De todo modo, ainda que se tenha considerado ignorar – com o que, repita-se, não concordamos – o parágrafo único do art. 932 do CPC, o acórdão lavrado em outubro de 2019, da Corte Especial havia caminhado bem ao proceder à modulação da aplicação do § 6º do art. 1.003. Assim, como a jurisprudência do STF e do STJ passou anos consolidada quanto à desnecessidade de comprovação do feriado quando da interposição, coerente o posicionamento – levantado pelo Ministro Luís Felipe Salomão – de que a exigência de demonstração no ato de interposição do recurso deveria se dar tão somente após a publicação daquele acórdão, valorizando princípios como a segurança jurídica das relações sociais, a proteção da confiança, a isonomia e a primazia da decisão de mérito.

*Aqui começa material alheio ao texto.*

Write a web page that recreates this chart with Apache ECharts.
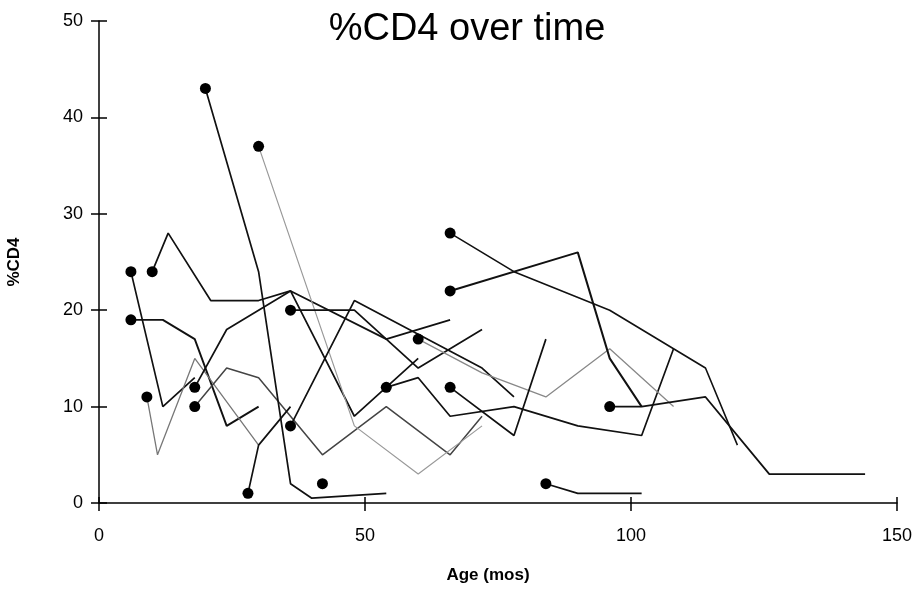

Por isso, causou estranheza a questão de ordem conhecida e tida por procedente, em fevereiro de 2020, ainda pendente de julgamento de embargos de declaração.

Primeiramente, pelo fato de que a coisa julgada já se havia operado sobre o acórdão publicado em novembro de 2019 e transitado em julgado no mês subsequente, razão pela qual, com a devida vênia, a questão de ordem sequer merecia conhecimento.

Ademais, em especial, no mérito, pelo fato de que a limitação da decisão ao feriado da segunda-feira de carnaval significou desperdiçar todos os ricos debates levados a efeito naquela Corte, deixando-se de lado a própria ratio do voto do Ministro Luís Felipe Salomão. Os valores e princípios que se buscaram preservar, a nosso ver, eram de ser aplicados a quaisquer feriados locais, não havendo qualquer sentido na restrição acolhida. A maioria formada na Corte Especial, quando do julgamento do mérito da questão de ordem, caminhou infelizmente na contramão do espírito que se buscou efetivar com o CPC/2015.

Resta-nos torcer que, ao se julgar os embargos de declaração oferecidos pela AASP, ou ao enfrentar a nova proposta de modulação suscitada no AREsp 1.481.810/SP, o STJ possa estender aqueles fundamentos determinantes, tão bem aprofundados em outubro passado, a todos e quaisquer feriados locais.

 

Notas e Referências

[1] BUENO, Cássio Scarpinella. Manual de Direito Processual Civil. 2. Ed. São Paulo: Saraiva, 2016, p. 680.

[2] MEDINA, José Miguel Garcia. Novo Código de Processo Civil Comentado. 4. Ed. São Paulo: Editora Revista dos Tribunais, 2016, p. 1471.

[3] Essa já era, inclusive, a posição defendida por Marco Antonio Rodrigues, no sentido de que, diante da ausência de expressa previsão de consequência pelo descumprimento de tal ônus, deveria ser aplicada a disposição geral do art. 932, parágrafo único, do CPC in Manual dos Recursos, Ação Rescisória e Reclamação. 1. Ed. São Paulo: Atlas, 2017, pp. 66/67.

[4] O Enunciado 66 da I Jornada de Direito Processual Civil do Conselho de Justiça Federal assim prevê: “Admite-se a correção da falta de comprovação do feriado local ou da suspensão do expediente forense, posteriormente à interposição do recurso, com fundamento no art. 932, parágrafo único, do CPC”.

[5] https://m.migalhas.com.br/quentes/321414/stj-salomao-ira-propor-revisao-da-modulacao-relativa-ao-feriado-da-segunda-feira-de-carnaval, acesso em 31.03.2020.

[6] NEVES, Daniel Amorim Assumpção. Manual de Direito Processual Civil – volume único. 8. Ed. Salvador: Ed. Jus Podivm, 2016, p. 1528.